Memoirs Found in a Bathtub
As a kid, I read and reread Lem's science fiction short story collection Tales of Pirx the Pilot. In fact, I'd say that book, along with Heinlein's Green Hills of Earth, really cemented my love for science fiction. To this day, I prefer that style - character and story-driven, with just enough tech babble to make it spacey. That was my only exposure to Lem, although I did know that he was a highly respected author in several genres.
Because of my love for Pirx, I really looked forward to picking up this slim novel. Thank god this isn't the first thing I read by Lem, though, because damn. This kind of dry as dust (ha) anti-bureaucracy allegory has become my least favorite kind of dystopian work. This short little book took me 6 months to read, because I'd pick it up, go ten pages, and then put it down in favor of something more entertaining.

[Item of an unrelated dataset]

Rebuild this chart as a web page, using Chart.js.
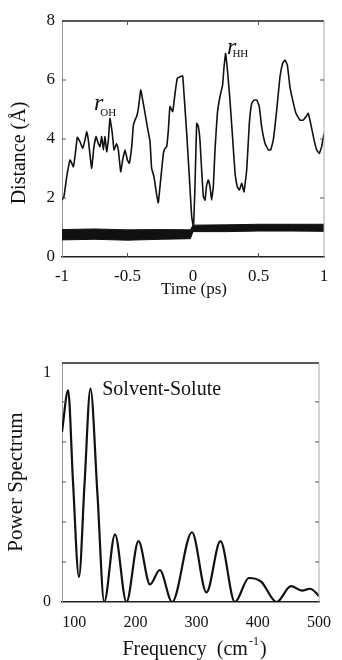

Now, it's not hollow or pointless. There is plenty of there there. If you do enjoy this sort of Kafka nightmare fuel, individuals lost in twisting corridors of paperwork and location, unable to save themselves, unable to even understand why they are there and how to get free, well, there's a reason it's a classic of the genre. Lem is Polish, and paints the whole thing with a very Eastern European, cold war paranoid, Soviet doublespeak. It's effective, if you've got a taste for the style. I simply do not, in particular.